### Task to complete
What follows is a set of entries. Repeat them exactly, but not their pictures.

Stored entries:

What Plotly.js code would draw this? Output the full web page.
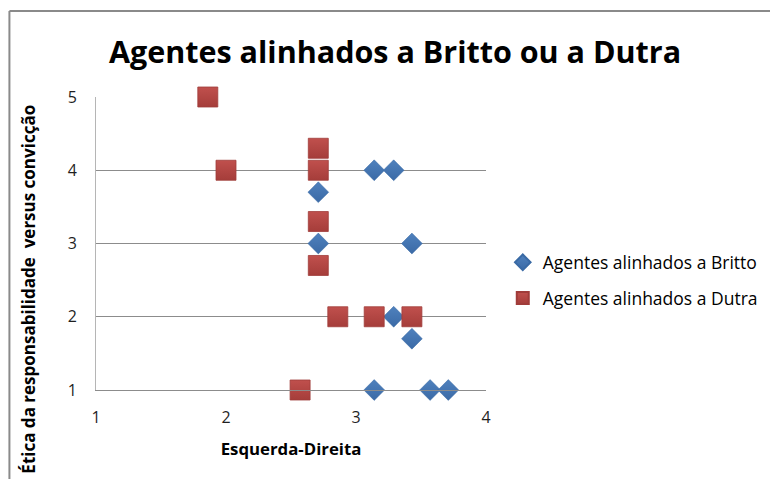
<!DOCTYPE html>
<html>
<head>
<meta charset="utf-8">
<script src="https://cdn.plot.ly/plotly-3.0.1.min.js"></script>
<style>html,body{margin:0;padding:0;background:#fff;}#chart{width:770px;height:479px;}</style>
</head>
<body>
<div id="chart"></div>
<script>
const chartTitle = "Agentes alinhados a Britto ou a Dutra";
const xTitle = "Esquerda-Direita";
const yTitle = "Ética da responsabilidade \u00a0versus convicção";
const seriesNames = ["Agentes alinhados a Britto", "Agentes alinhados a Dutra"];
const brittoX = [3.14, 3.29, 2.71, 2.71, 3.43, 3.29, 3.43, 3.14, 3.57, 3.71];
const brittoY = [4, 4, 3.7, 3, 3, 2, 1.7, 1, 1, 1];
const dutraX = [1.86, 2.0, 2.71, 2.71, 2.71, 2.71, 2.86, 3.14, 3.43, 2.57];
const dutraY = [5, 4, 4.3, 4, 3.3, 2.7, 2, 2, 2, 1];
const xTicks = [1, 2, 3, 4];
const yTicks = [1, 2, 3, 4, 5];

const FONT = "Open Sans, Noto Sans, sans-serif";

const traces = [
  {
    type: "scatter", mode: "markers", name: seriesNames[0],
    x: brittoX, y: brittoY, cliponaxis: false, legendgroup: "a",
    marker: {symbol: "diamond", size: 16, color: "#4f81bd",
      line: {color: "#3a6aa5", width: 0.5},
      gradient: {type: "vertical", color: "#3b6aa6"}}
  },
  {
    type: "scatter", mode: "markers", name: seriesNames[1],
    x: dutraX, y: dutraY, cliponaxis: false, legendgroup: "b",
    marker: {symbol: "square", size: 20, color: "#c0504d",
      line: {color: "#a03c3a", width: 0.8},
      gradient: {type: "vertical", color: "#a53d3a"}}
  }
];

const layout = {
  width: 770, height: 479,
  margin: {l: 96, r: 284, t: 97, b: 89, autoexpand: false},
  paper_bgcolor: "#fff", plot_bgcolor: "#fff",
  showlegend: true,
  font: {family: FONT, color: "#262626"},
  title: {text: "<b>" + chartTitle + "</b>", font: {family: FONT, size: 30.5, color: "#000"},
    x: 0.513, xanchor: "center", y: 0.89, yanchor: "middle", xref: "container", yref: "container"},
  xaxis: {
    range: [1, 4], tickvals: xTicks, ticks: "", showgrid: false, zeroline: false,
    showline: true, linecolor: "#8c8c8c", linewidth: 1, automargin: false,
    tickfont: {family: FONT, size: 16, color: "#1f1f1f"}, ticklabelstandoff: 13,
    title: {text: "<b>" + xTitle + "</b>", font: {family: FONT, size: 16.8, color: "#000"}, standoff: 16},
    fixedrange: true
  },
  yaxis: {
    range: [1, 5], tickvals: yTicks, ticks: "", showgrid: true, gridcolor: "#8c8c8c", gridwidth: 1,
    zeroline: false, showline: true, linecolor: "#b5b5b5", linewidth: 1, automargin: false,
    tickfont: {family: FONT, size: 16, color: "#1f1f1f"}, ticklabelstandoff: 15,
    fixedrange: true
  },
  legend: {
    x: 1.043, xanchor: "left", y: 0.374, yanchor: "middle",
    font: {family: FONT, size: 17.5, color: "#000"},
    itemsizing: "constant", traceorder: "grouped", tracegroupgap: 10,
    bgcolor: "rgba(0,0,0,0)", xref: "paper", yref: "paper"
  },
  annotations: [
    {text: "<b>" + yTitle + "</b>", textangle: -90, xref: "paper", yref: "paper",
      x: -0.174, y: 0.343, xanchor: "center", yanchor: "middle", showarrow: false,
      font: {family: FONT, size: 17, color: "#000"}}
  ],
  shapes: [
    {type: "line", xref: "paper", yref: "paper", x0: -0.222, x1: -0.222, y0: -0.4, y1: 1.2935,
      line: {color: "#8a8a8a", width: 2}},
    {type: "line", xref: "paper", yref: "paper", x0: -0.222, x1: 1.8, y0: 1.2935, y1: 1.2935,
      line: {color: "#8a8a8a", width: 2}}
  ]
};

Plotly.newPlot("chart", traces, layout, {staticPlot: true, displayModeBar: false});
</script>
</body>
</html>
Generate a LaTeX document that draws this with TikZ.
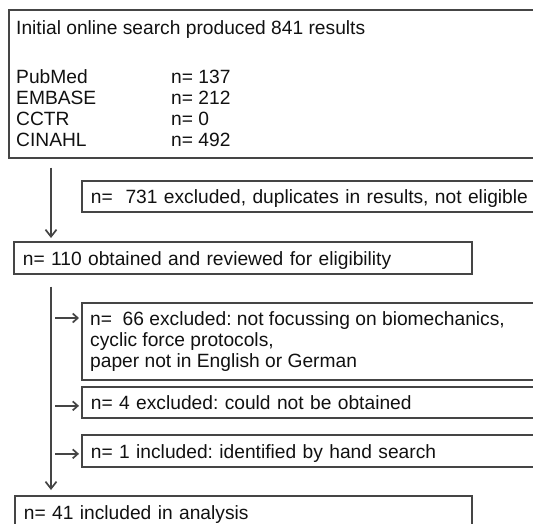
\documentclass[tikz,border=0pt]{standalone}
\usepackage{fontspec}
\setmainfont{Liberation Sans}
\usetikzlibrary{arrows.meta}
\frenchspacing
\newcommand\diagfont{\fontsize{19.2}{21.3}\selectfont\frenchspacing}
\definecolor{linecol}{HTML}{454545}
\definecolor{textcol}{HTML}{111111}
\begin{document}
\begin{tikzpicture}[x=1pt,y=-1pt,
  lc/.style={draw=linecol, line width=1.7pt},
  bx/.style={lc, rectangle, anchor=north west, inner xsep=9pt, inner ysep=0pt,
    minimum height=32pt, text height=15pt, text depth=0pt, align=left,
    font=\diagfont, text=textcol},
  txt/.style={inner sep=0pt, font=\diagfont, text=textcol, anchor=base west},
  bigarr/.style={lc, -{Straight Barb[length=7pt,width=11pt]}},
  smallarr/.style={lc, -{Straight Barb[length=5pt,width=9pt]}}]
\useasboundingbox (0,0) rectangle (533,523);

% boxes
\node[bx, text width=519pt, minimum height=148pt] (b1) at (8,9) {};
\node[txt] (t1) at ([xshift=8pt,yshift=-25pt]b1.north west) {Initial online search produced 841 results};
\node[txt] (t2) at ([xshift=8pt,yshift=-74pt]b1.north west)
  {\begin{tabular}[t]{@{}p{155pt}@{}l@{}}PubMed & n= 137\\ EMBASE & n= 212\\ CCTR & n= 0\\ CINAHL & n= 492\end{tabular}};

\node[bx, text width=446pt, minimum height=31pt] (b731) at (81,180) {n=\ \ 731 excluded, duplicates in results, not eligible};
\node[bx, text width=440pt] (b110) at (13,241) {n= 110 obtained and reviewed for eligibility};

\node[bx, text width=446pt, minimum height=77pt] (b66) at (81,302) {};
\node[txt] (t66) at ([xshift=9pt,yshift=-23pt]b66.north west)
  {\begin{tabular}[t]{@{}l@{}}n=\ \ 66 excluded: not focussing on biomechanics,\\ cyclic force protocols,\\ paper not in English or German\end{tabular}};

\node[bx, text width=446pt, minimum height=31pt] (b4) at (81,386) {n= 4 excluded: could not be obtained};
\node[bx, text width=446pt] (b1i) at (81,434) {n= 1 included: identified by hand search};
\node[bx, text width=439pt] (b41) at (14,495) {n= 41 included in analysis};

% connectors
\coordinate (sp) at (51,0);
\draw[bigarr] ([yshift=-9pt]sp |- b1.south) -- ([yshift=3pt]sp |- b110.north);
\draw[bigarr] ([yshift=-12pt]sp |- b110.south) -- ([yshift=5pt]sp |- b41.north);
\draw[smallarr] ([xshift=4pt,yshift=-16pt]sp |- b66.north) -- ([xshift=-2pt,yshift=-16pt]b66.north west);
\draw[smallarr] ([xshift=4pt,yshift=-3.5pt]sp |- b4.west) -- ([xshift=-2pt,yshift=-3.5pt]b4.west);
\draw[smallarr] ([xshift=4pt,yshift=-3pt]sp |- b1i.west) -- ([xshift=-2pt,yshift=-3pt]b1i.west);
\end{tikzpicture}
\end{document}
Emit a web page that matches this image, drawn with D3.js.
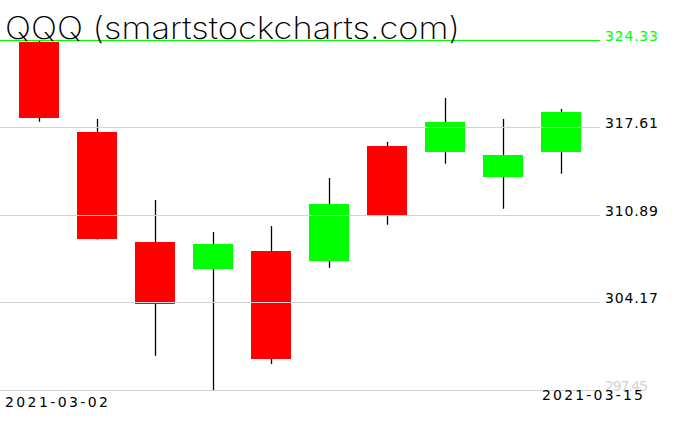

### Completed task
What Plotly.js code would draw this? Output the full web page.
<!DOCTYPE html>
<html>
<head>
<meta charset="utf-8">
<script src="https://cdn.plot.ly/plotly-3.0.1.min.js"></script>
<style>html,body{margin:0;padding:0;background:#fff;}#chart{width:770px;height:479px;}</style>
</head>
<body>
<div id="chart"></div>
<script>
const chartTitle = "Agentes alinhados a Britto ou a Dutra";
const xTitle = "Esquerda-Direita";
const yTitle = "Ética da responsabilidade \u00a0versus convicção";
const seriesNames = ["Agentes alinhados a Britto", "Agentes alinhados a Dutra"];
const brittoX = [3.14, 3.29, 2.71, 2.71, 3.43, 3.29, 3.43, 3.14, 3.57, 3.71];
const brittoY = [4, 4, 3.7, 3, 3, 2, 1.7, 1, 1, 1];
const dutraX = [1.86, 2.0, 2.71, 2.71, 2.71, 2.71, 2.86, 3.14, 3.43, 2.57];
const dutraY = [5, 4, 4.3, 4, 3.3, 2.7, 2, 2, 2, 1];
const xTicks = [1, 2, 3, 4];
const yTicks = [1, 2, 3, 4, 5];

const FONT = "Open Sans, Noto Sans, sans-serif";

const traces = [
  {
    type: "scatter", mode: "markers", name: seriesNames[0],
    x: brittoX, y: brittoY, cliponaxis: false, legendgroup: "a",
    marker: {symbol: "diamond", size: 16, color: "#4f81bd",
      line: {color: "#3a6aa5", width: 0.5},
      gradient: {type: "vertical", color: "#3b6aa6"}}
  },
  {
    type: "scatter", mode: "markers", name: seriesNames[1],
    x: dutraX, y: dutraY, cliponaxis: false, legendgroup: "b",
    marker: {symbol: "square", size: 20, color: "#c0504d",
      line: {color: "#a03c3a", width: 0.8},
      gradient: {type: "vertical", color: "#a53d3a"}}
  }
];

const layout = {
  width: 770, height: 479,
  margin: {l: 96, r: 284, t: 97, b: 89, autoexpand: false},
  paper_bgcolor: "#fff", plot_bgcolor: "#fff",
  showlegend: true,
  font: {family: FONT, color: "#262626"},
  title: {text: "<b>" + chartTitle + "</b>", font: {family: FONT, size: 30.5, color: "#000"},
    x: 0.513, xanchor: "center", y: 0.89, yanchor: "middle", xref: "container", yref: "container"},
  xaxis: {
    range: [1, 4], tickvals: xTicks, ticks: "", showgrid: false, zeroline: false,
    showline: true, linecolor: "#8c8c8c", linewidth: 1, automargin: false,
    tickfont: {family: FONT, size: 16, color: "#1f1f1f"}, ticklabelstandoff: 13,
    title: {text: "<b>" + xTitle + "</b>", font: {family: FONT, size: 16.8, color: "#000"}, standoff: 16},
    fixedrange: true
  },
  yaxis: {
    range: [1, 5], tickvals: yTicks, ticks: "", showgrid: true, gridcolor: "#8c8c8c", gridwidth: 1,
    zeroline: false, showline: true, linecolor: "#b5b5b5", linewidth: 1, automargin: false,
    tickfont: {family: FONT, size: 16, color: "#1f1f1f"}, ticklabelstandoff: 15,
    fixedrange: true
  },
  legend: {
    x: 1.043, xanchor: "left", y: 0.374, yanchor: "middle",
    font: {family: FONT, size: 17.5, color: "#000"},
    itemsizing: "constant", traceorder: "grouped", tracegroupgap: 10,
    bgcolor: "rgba(0,0,0,0)", xref: "paper", yref: "paper"
  },
  annotations: [
    {text: "<b>" + yTitle + "</b>", textangle: -90, xref: "paper", yref: "paper",
      x: -0.174, y: 0.343, xanchor: "center", yanchor: "middle", showarrow: false,
      font: {family: FONT, size: 17, color: "#000"}}
  ],
  shapes: [
    {type: "line", xref: "paper", yref: "paper", x0: -0.222, x1: -0.222, y0: -0.4, y1: 1.2935,
      line: {color: "#8a8a8a", width: 2}},
    {type: "line", xref: "paper", yref: "paper", x0: -0.222, x1: 1.8, y0: 1.2935, y1: 1.2935,
      line: {color: "#8a8a8a", width: 2}}
  ]
};

Plotly.newPlot("chart", traces, layout, {staticPlot: true, displayModeBar: false});
</script>
</body>
</html>
Generate a LaTeX document that draws this with TikZ.
\documentclass[tikz,border=0pt]{standalone}
\usepackage{fontspec}
\setmainfont{Liberation Sans}
\usetikzlibrary{arrows.meta}
\frenchspacing
\newcommand\diagfont{\fontsize{19.2}{21.3}\selectfont\frenchspacing}
\definecolor{linecol}{HTML}{454545}
\definecolor{textcol}{HTML}{111111}
\begin{document}
\begin{tikzpicture}[x=1pt,y=-1pt,
  lc/.style={draw=linecol, line width=1.7pt},
  bx/.style={lc, rectangle, anchor=north west, inner xsep=9pt, inner ysep=0pt,
    minimum height=32pt, text height=15pt, text depth=0pt, align=left,
    font=\diagfont, text=textcol},
  txt/.style={inner sep=0pt, font=\diagfont, text=textcol, anchor=base west},
  bigarr/.style={lc, -{Straight Barb[length=7pt,width=11pt]}},
  smallarr/.style={lc, -{Straight Barb[length=5pt,width=9pt]}}]
\useasboundingbox (0,0) rectangle (533,523);

% boxes
\node[bx, text width=519pt, minimum height=148pt] (b1) at (8,9) {};
\node[txt] (t1) at ([xshift=8pt,yshift=-25pt]b1.north west) {Initial online search produced 841 results};
\node[txt] (t2) at ([xshift=8pt,yshift=-74pt]b1.north west)
  {\begin{tabular}[t]{@{}p{155pt}@{}l@{}}PubMed & n= 137\\ EMBASE & n= 212\\ CCTR & n= 0\\ CINAHL & n= 492\end{tabular}};

\node[bx, text width=446pt, minimum height=31pt] (b731) at (81,180) {n=\ \ 731 excluded, duplicates in results, not eligible};
\node[bx, text width=440pt] (b110) at (13,241) {n= 110 obtained and reviewed for eligibility};

\node[bx, text width=446pt, minimum height=77pt] (b66) at (81,302) {};
\node[txt] (t66) at ([xshift=9pt,yshift=-23pt]b66.north west)
  {\begin{tabular}[t]{@{}l@{}}n=\ \ 66 excluded: not focussing on biomechanics,\\ cyclic force protocols,\\ paper not in English or German\end{tabular}};

\node[bx, text width=446pt, minimum height=31pt] (b4) at (81,386) {n= 4 excluded: could not be obtained};
\node[bx, text width=446pt] (b1i) at (81,434) {n= 1 included: identified by hand search};
\node[bx, text width=439pt] (b41) at (14,495) {n= 41 included in analysis};

% connectors
\coordinate (sp) at (51,0);
\draw[bigarr] ([yshift=-9pt]sp |- b1.south) -- ([yshift=3pt]sp |- b110.north);
\draw[bigarr] ([yshift=-12pt]sp |- b110.south) -- ([yshift=5pt]sp |- b41.north);
\draw[smallarr] ([xshift=4pt,yshift=-16pt]sp |- b66.north) -- ([xshift=-2pt,yshift=-16pt]b66.north west);
\draw[smallarr] ([xshift=4pt,yshift=-3.5pt]sp |- b4.west) -- ([xshift=-2pt,yshift=-3.5pt]b4.west);
\draw[smallarr] ([xshift=4pt,yshift=-3pt]sp |- b1i.west) -- ([xshift=-2pt,yshift=-3pt]b1i.west);
\end{tikzpicture}
\end{document}
Emit a web page that matches this image, drawn with D3.js.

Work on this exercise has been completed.